Tras ocho años de desempeñarme como trabajadora social en Brasil, creo firmemente en el potencial de las comunidades de fe para ayudar a reducir las desigualdades que afectan la vida de las mujeres.
Muchas de estas desigualdades las hemos heredado a través de la cultura imperante en nuestra familia o comunidad y nos parecen normales. En las iglesias, solemos reflexionar poco al respecto, lo que es un error.
Problema global
La desigualdad entre hombres y mujeres tiene como consecuencia que se les dé más valor a los hombres y a los niños que a las mujeres y a las niñas, lo que puede llevar a abuso y violencia. En el mundo, una de cada tres mujeres experimentará violencia física o sexual en algún momento de su vida. A raíz de ello, muchas serán estigmatizadas y culpadas, lo que hará difícil que lleven vidas dignas y plenas en su familia, lugar de trabajo y comunidad.

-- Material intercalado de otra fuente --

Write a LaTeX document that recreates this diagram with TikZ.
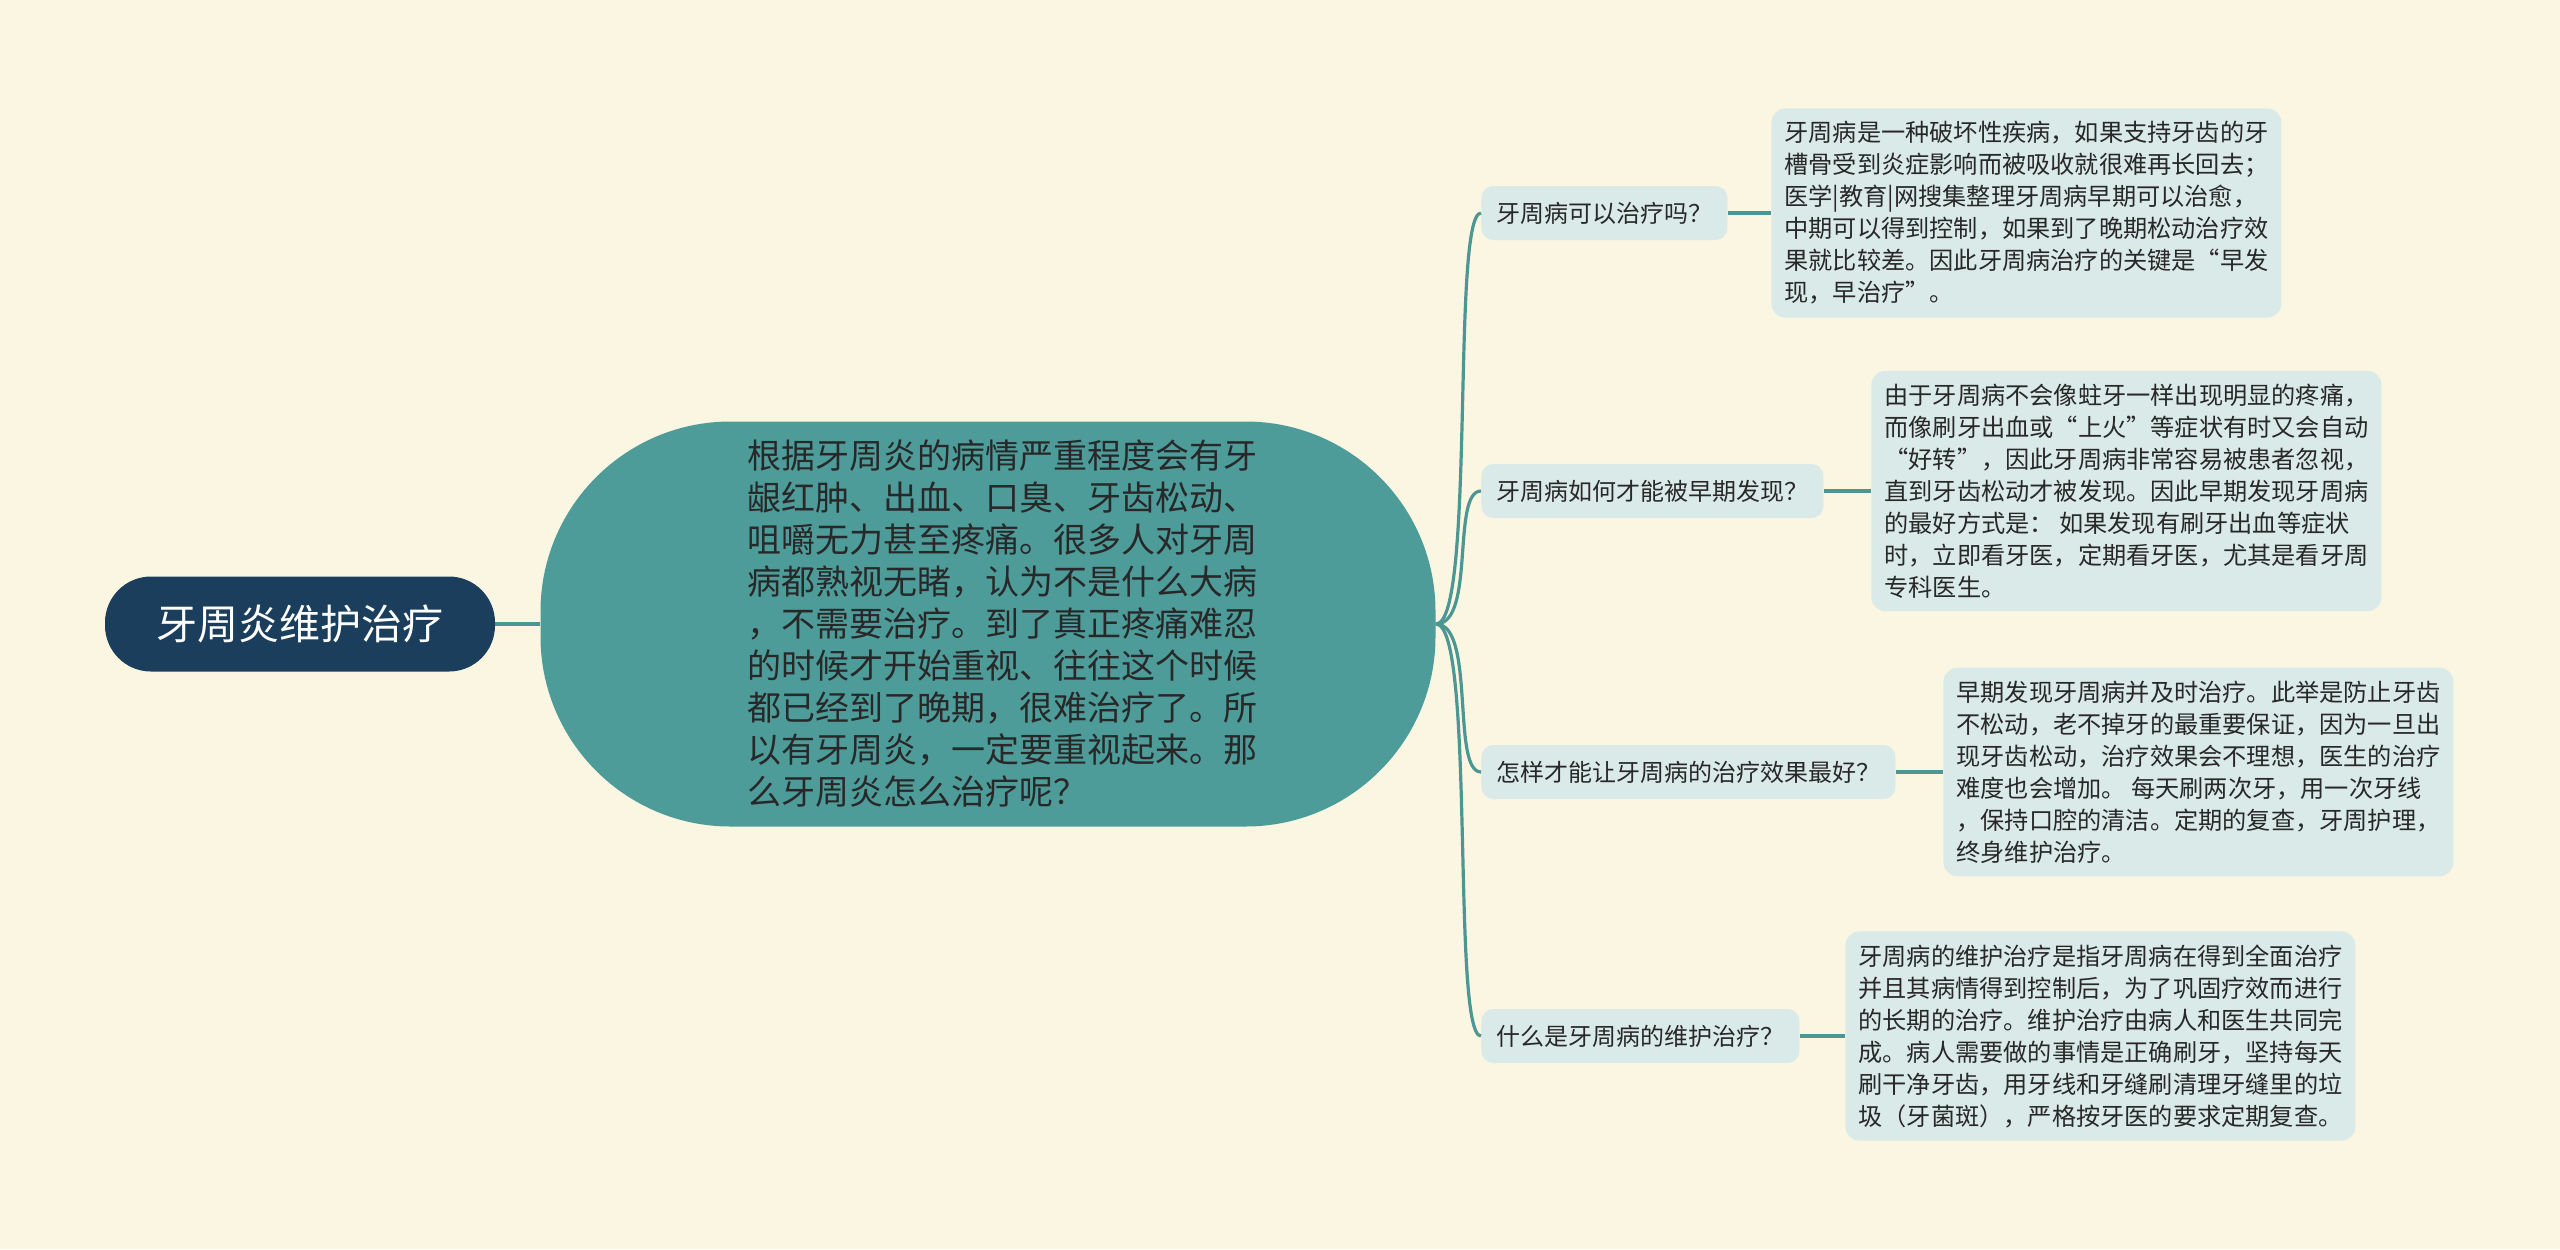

Durante los desastres o los conflictos armados, las mujeres y las niñas están expuestas a mayores riesgos. En estas situaciones, puede ser más fácil que las personas en posiciones de autoridad abusen de su poder, y la violencia sexual podría utilizarse como un arma de guerra.
Lugares de refugio
En una crisis, las iglesias y otros recintos de culto suelen convertirse en lugares de refugio. Por lo tanto, es esencial que tanto el liderazgo como los miembros de las congregaciones se tomen el tiempo de discutir y entender por qué las mujeres sufren varias formas de discriminación y violencia y el impacto que estas tienen en sus comunidades.
De la misma manera, deben identificar, cuestionar e intentar cambiar patrones de comportamiento poco útiles o actitudes incorrectas en su propia vida. Luego, pueden determinar la mejor manera de acoger y brindar el apoyo necesario a las personas afectadas por la violencia sexual y de género.